I’ve started about 10 years ago with test-driven development. Since then I fell into the mantra writing test code then production code run the test and start over. Sometimes even model and interface first then test code then production code and so on. This way less bugs had a chance to remain within production code. But unit testing is not everything. The next level is integration testing, which help to discover even more bugs. As soon as components play together, they start to behave slightly different than assumed in unit tests. Sometimes integration-tests are the only way to test a software (in a sensible way).

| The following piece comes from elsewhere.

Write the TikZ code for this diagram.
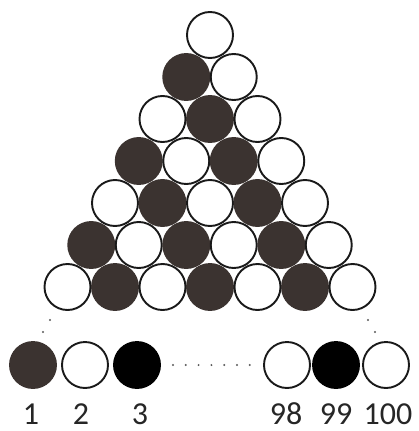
\documentclass[tikz,border=0pt]{standalone}
\usepackage{fontspec}
\setmainfont{Carlito}
\definecolor{darkball}{HTML}{3B3330}
\begin{document}
\begin{tikzpicture}[x=1pt,y=-1pt,
  ball/.style={circle,draw=black!90,line width=1.9pt,minimum size=46pt,inner sep=0pt},
  wball/.style={ball,fill=white},
  dball/.style={ball,fill=darkball,draw=darkball},
  bball/.style={ball,fill=black,draw=black},
  num/.style={font=\fontsize{32}{34}\selectfont,text=black!85,inner sep=0pt,anchor=base},
  dotline/.style={line width=2.2pt,dash pattern=on 0pt off 12.8pt,line cap=round,draw=black!65}]
\useasboundingbox (0,0) rectangle (418,431);
\foreach \r in {1,...,7}{
  \foreach \k in {1,...,\r}{
    \pgfmathtruncatemacro{\odd}{mod(\r-\k,2)}
    \pgfmathsetmacro{\xx}{210+(\k-(\r+1)/2)*47.5}
    \pgfmathsetmacro{\yy}{35+(\r-1)*42}
    \ifnum\odd=1
      \node[dball] (t-\r-\k) at (\xx,\yy) {};
    \else
      \node[wball] (t-\r-\k) at (\xx,\yy) {};
    \fi
  }
}
\node[dball] (b1) at (33,365) {};
\node[wball] (b2) at (85,365) {};
\node[bball] (b3) at (137,365) {};
\node[wball] (b98) at (287,365) {};
\node[bball] (b99) at (336,365) {};
\node[wball] (b100) at (386,365) {};
\coordinate (d1) at (173,365);
\coordinate (d2) at (250,365);
\draw[dotline] (d1) -- (d2);
\coordinate (l1) at (50,320);
\coordinate (l2) at (43,332);
\coordinate (r1) at (368,320);
\coordinate (r2) at (375,332);
\fill[black!65] (l1) circle (1.1pt) (l2) circle (1.1pt) (r1) circle (1.1pt) (r2) circle (1.1pt);
\node[num] (n1) at (31,424) {1};
\node[num] (n2) at (81,424) {2};
\node[num] (n3) at (140,424) {3};
\node[num] (n98) at (286,424) {98};
\node[num] (n99) at (336,424) {99};
\node[num] (n100) at (388,424) {100};
\end{tikzpicture}
\end{document}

This also applies to lettuce. I’m maintaining and developing now the redis client lettuce (which is in fact a fork now). lettuce was already a well tested client framework at the time I came in touch with it. Since coveralls.io was integrated, I got curious how high test coverage could get (and when the badge turns green).
Reaching the 80% of code coverage was not hard. Every redis method had to be tested and this did the job. The way up to 90% was harder: Deep analysis of the coverage reports, removing unused methods (like hashCode/equals from models), writing tests for not tested functionality and special constellations (mostly parameter checks). On this way a couple bugs got visible and were fixed. Therefore I’d say, it was worth it. At a certain point, I pushed my changes and waited for the next coverage report to work on the next not covered code.
Today, lettuce has 95% code coverage. The last 5% were very hard.
Writing tests for getter/setter (in order to provide a flexible and reusable data model), tests for toString, removing even more not used code, running tests with enabled DEBUG/TRACE log level. Sometimes special mocking for exception cases. The client framework needs a running redis instance. lettuce supports failover and has an exception handling, in case connections die or become unavailable at a certain point. These particular lines are not test covered. Why? It’s a very expensive task to create such a scenario within the tests, simulating a failure when a request is processed in a certain point. These are test cases for the real world, from where lettuce has learned from. There might be some 180 lines of code (of about 3.600 lines) which are not test covered: Exception catch blocks, which convert exceptions and private constructors .
My opinion on TDD is simple : It’s worth until a certain point. Some software projects can live with 60%, some need 90% or even 100% and others are happy with 10% or none. For lettuce it was worth going the last mile, because some severe bugs could be fixed before they occurred in production systems and before they could cause any severe cost. I’ll continue this way.